Nowadays, things have changed, as the written test can be taken online.
“I started taking the online test in 2011, but I didn’t pass until 2015, last year,” Saymo explained. “And they invited me to an audition in Los Angeles in July, and that is when my wife (Joanne) and I went. Luckily, I got qualified, and then they called me in February and said, ‘Are you free to come to a taping in March?’ And I said yes.”
Saymo, a native of Ilocos Norte, the Philippines, has been in the U.S. since 1979 and in Hawaii for 10 years.
A former journalist, he earned an undergraduate degree in history from Excelsior College in Albany, N.Y., and a law degree from Florida State University. He was admitted to the California State Bar in 2001. According to that state bar association’s website, his license to practice law is currently on inactive status but is eligible for reactivation.
“If I were to do that, I would be able to do some federal administrative law in Hawaii, like customs and immigration, because I have some experience with that,” he said.
Saymo describes his experience on “Jeopardy!” as “awesome,” but points out, as far as quiz shows go, this is not his first rodeo.
“When I was in the Philippines, I was a quiz kid,” he said. “I won several times on the quiz shows in Manila, individually and in the team contests. … My fame as a quiz kid led to my first job as a researcher for a quiz show, and then I asked if I could write scripts for broadcast. And they said, ‘Go ahead and we’ll teach you.’”
Saymo was a regular on “Pamantayan ng Talino” — which, roughly translated from Tagalog, is “Contest of Brains” — and “IQ-VII,” the title of which is a nod to “QB VII,” the title of a Leon Uris novel.
He said the best way to prepare for “Jeopardy!” or any quiz show is “wide reading.”
“I used to read the ‘World Almanac and Book of Facts’ because in areas like geography, it’s very useful because it gives you capital cities, monetary units, current heads of state, but you have to keep up to date,” Saymo said.

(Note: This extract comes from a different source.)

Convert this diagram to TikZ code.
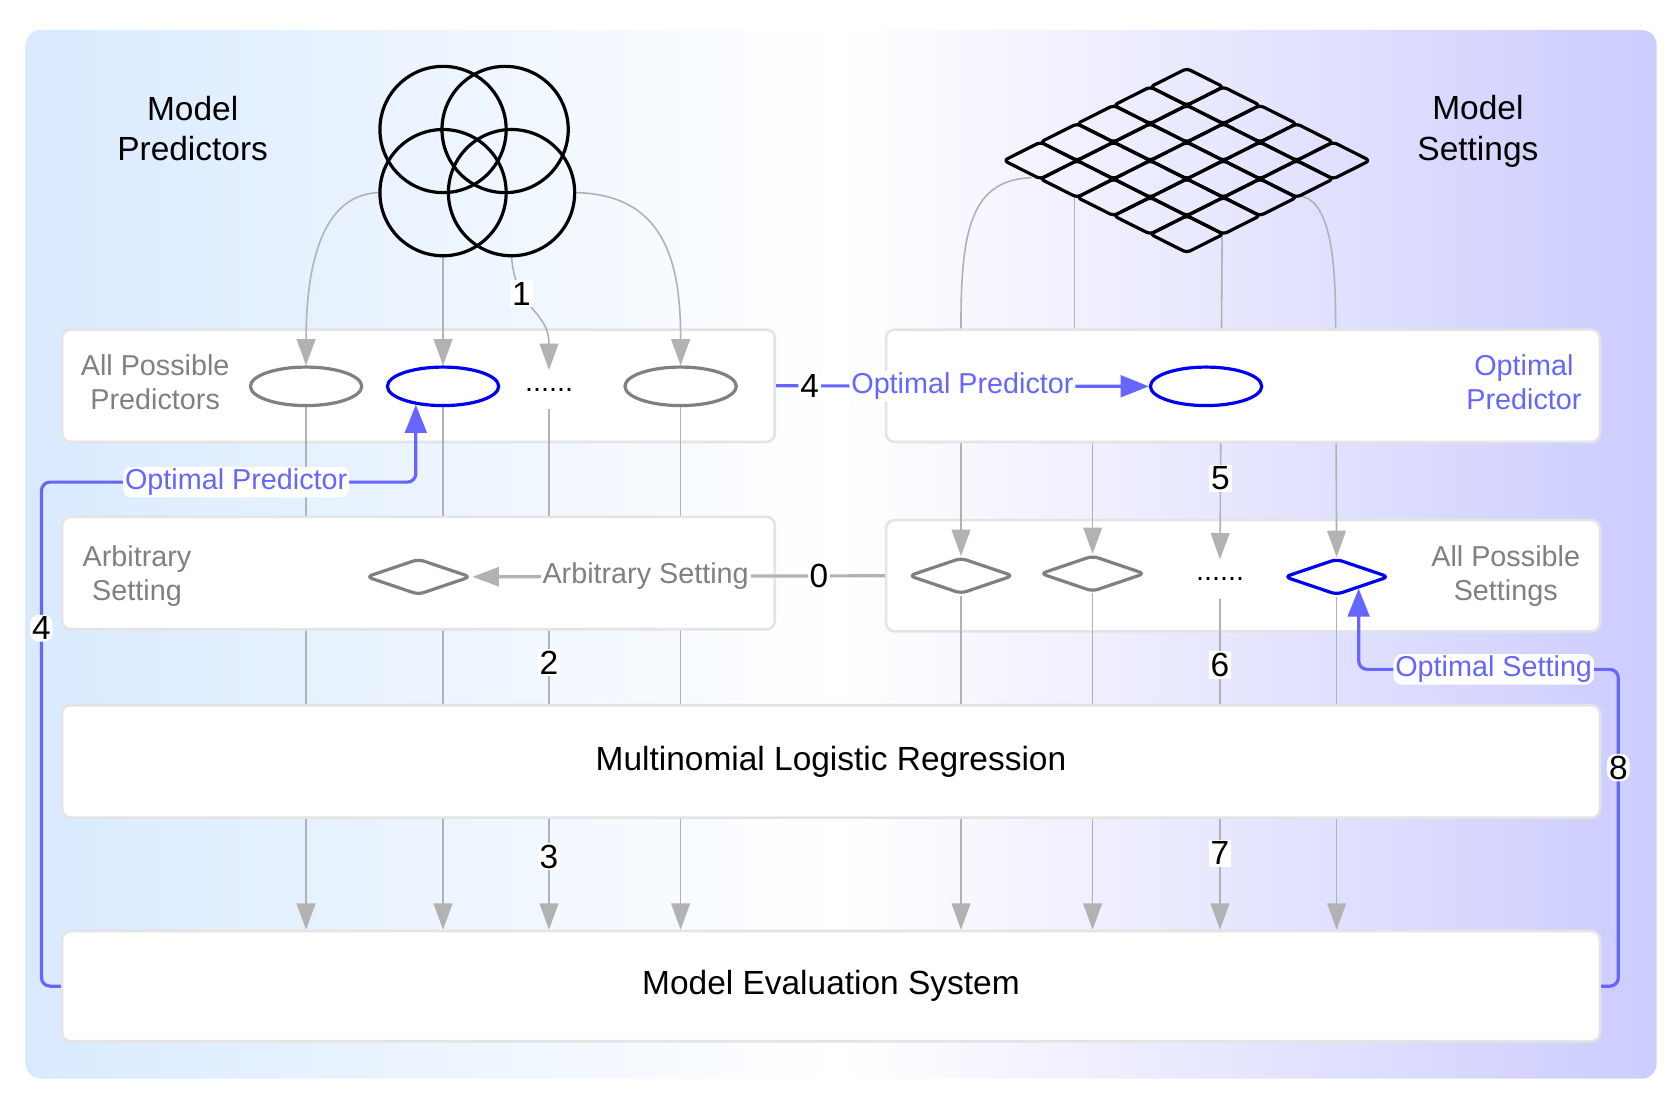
\documentclass[tikz,border=0pt]{standalone}
\usepackage{fontspec}
\setmainfont{Liberation Sans}
\usetikzlibrary{%
  arrows.meta,%
  shapes,%
  positioning,%
  fit,%
  backgrounds,%
  calc%
}
\definecolor{bgleft}{RGB}{217,234,255}
\definecolor{bgright}{RGB}{204,204,255}
\definecolor{panelline}{RGB}{228,228,228}
\definecolor{linegray}{RGB}{178,178,178}
\definecolor{shapegray}{RGB}{128,128,128}
\definecolor{optblue}{RGB}{0,0,240}
\definecolor{optviolet}{RGB}{102,102,255}
\pgfdeclarelayer{lines}
\pgfsetlayers{background,lines,main}

\begin{document}
\begin{tikzpicture}
[x=0.02cm, y=-0.02cm, >={Triangle[length=14pt,width=10pt]},
bigfont/.style={font=\fontsize{17.8}{21.6}\selectfont},
smallfont/.style={font=\fontsize{15.3}{18.2}\selectfont},
panel/.style={rectangle, draw=panelline, line width=1.4pt, fill=white, rounded corners=4.5pt, inner sep=0pt},
venn/.style={circle, draw=black, line width=1.7pt, minimum size=2.36cm, inner sep=0pt},
gridcell/.style={draw=black, line width=1.7pt, rounded corners=2pt, line join=round},
predictor/.style={ellipse, draw=shapegray, line width=1.7pt, minimum width=2.08cm, minimum height=0.72cm, inner sep=0pt},
setting/.style={diamond, draw=shapegray, line width=1.7pt, minimum width=1.96cm, minimum height=0.68cm, aspect=2.9, inner sep=0pt, rounded corners=3pt},
optimal/.style={draw=optblue},
dotsnode/.style={smallfont, minimum height=0.72cm, inner sep=0pt},
feed/.style={draw=linegray, line width=0.85pt, ->},
optline/.style={draw=optviolet, line width=1.7pt, rounded corners=4.5pt, -{Triangle[length=15pt,width=11.5pt]}},
steplabel/.style={bigfont, fill=white, inner sep=1pt},
optlabel/.style={smallfont, text=optviolet, fill=white, inner sep=1pt},
graylabel/.style={smallfont, text=shapegray, align=center},
headline/.style={bigfont, align=center}]

\useasboundingbox (0,0) rectangle (1568,1025);

\begin{pgfonlayer}{background}
\shade[left color=bgleft, right color=bgright, middle color=white, rounded corners=8pt] (24,28) rectangle (1548,1008);
\node[panel, fit={(58,308) (724,413)}] (boxpred) {};
\node[panel, fit={(828,486) (1495,590)}] (boxset) {};
\node[panel, fit={(58,659) (1495,764)}, label={[bigfont]center:Multinomial Logistic Regression}] (mlr) {};
\node[panel, fit={(58,870) (1495,973)}, label={[bigfont]center:Model Evaluation System}] (mes) {};
\end{pgfonlayer}

\node[panel, fit={(58,483) (724,588)}] (boxarb) {};
\node[panel, fit={(828,308) (1495,413)}] (boxopt) {};

% sources
\node[headline] (predtitle) at (180,120) {Model\\Predictors};
\node[headline] (settitle) at (1381,123) {Model\\Settings};

\node[venn] (vennTL) at (414,121) {};
\node[venn] (vennTR) at (472,121) {};
\node[venn] (vennBL) at (414,180) {};
\node[venn] (vennBR) at (478,180) {};

\foreach \i in {0,...,4}
  \foreach \j in {0,...,4}
    \draw[gridcell] ({938+34.2*(\i+\j)},{150+17.2*(\j-\i)}) -- ++(34.2,-17.2) -- ++(34.2,17.2) -- ++(-34.2,17.2) -- cycle;

\coordinate (gridA) at (964,166);
\coordinate (gridB) at (1004,183);
\coordinate (gridC) at (1142,219);
\coordinate (gridD) at (1214,183);

% predictors
\node[graylabel] (predlabel) at (145,357) {All Possible\\Predictors};
\node[predictor] (pred1) at (286,361) {};
\node[predictor, optimal] (pred2) at (414,361) {};
\node[dotsnode] (preddots) at (513,364) {......};
\node[predictor] (pred4) at (636,361) {};

\node[graylabel] (arblabel) at (128,538) {Arbitrary\\Setting};
\node[setting] (arb) at (391,539) {};

\node[predictor, optimal] (predopt) at (1127,361) {};
\node[smallfont, text=optviolet, align=center] (optlabel) at (1424,357) {Optimal\\Predictor};

% settings
\node[setting] (set1) at (898,538) {};
\node[setting] (set2) at (1021,536) {};
\node[dotsnode] (setdots) at (1140,541) {......};
\node[setting, optimal] (setopt) at (1249,539) {};
\node[graylabel] (setlabel) at (1407,538) {All Possible\\Settings};

\begin{pgfonlayer}{lines}
\draw[feed] (vennBL.west) .. controls (300,182) and (286,250) .. (pred1.north);
\draw[feed] (vennBL.south) -- (pred2.north);
\draw[feed] (vennBR.south) .. controls (482,290) and (513,290) .. node[steplabel, pos=0.3] {1} (preddots.north);
\draw[feed] (vennBR.east) .. controls (624,182) and (636,250) .. (pred4.north);

\draw[feed] (gridA) .. controls (910,168) and (898,210) .. (898,300) -- (set1.north);
\draw[feed] (gridB) -- (1004,360) -| (set2.north);
\draw[feed] (gridC) -- node[steplabel, pos=0.75] {5} (setdots.north);
\draw[feed] (gridD) .. controls (1240,186) and (1248,230) .. (1248,300) -- (setopt.north);

\foreach \src in {pred1, pred2, pred4, set1, set2, setopt}
  \draw[draw=linegray, line width=0.85pt] (\src.south) -- (\src.south |- mlr.north);
\draw[draw=linegray, line width=0.85pt] (preddots.south) -- node[steplabel, pos=0.86] {2} (preddots.south |- mlr.north);
\draw[draw=linegray, line width=0.85pt] (setdots.south) -- node[steplabel, pos=0.63] {6} (setdots.south |- mlr.north);

\foreach \src in {pred1, pred2, pred4, set1, set2, setopt}
  \draw[feed] (\src |- mlr.south) -- (\src |- mes.north);
\draw[feed] (preddots |- mlr.south) -- node[steplabel, pos=0.34] {3} (preddots |- mes.north);
\draw[feed] (setdots |- mlr.south) -- node[steplabel, pos=0.31] {7} (setdots |- mes.north);
\end{pgfonlayer}

% feedback
\draw[draw=linegray, line width=1.7pt, ->] (boxset.west) -- node[steplabel, pos=0.16] {0}
  node[smallfont, text=shapegray, fill=white, inner sep=1pt, pos=0.58] {Arbitrary Setting} (arb.east);
\draw[optline] (boxpred.east) -- node[steplabel, pos=0.09] {4}
  node[optlabel, pos=0.5] {Optimal Predictor} (predopt.west);
\draw[optline] (mes.west) -- ++(-18,0) -- node[steplabel, pos=0.71] {4} ++(0,-471)
  -| node[optlabel, pos=0.26] {Optimal Predictor} (pred2.214);
\draw[optline] (mes.east) -- ++(16,0) -- node[steplabel, pos=0.69] {8} ++(0,-296)
  -| node[optlabel, pos=0.24] {Optimal Setting} (setopt.-28);
\end{tikzpicture}
\end{document}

Of the reference book’s current edition, he noted, “One of the first things I noticed rather early was the head of government of Canada was the wrong person. They had the prime minister before Justin Trudeau (Stephen Harper). And I found out about Justin Trudeau from the news, so I had to write it in on my copy.”
Saymo said categories he’s most comfortable with are history, literature and classical music. Asked if he was well versed in popular music, as well, he replied, “Unfortunately not.”
He described the show’s host, Alex Trebek as a “gentleman in the classic sense of the word.”
“I have watched the show since the 1980s,” Saymo said. “… The sense of humor that he displays is the refined humor of an old-world gentleman. There is nothing crude.”
Under the lights and under the gun, Saymo said, “The show goes by so fast.”
“When you watch, it’s 30 minutes. But when it’s being taped, it’s 18 minutes and the clues follow one another,” he explained. “You barely have time to reset your trigger, to use a metaphor from target shooting. … On ‘Jeopardy!’, the clues come bam, bam, bam! And that’s the thing that made it so hard.”
Saymo was prohibited from disclosing how he did on the show, but true to its spirit, he worded his answer in question form when describing the quality of his “Jeopardy!” experience.
“Was this experience worth all the years that I waited? Yeah, it was worth it. From 1985, when I first watched the show, to 2015, is what, 30 years? It has been worth every minute of it. And I wouldn’t do anything different.”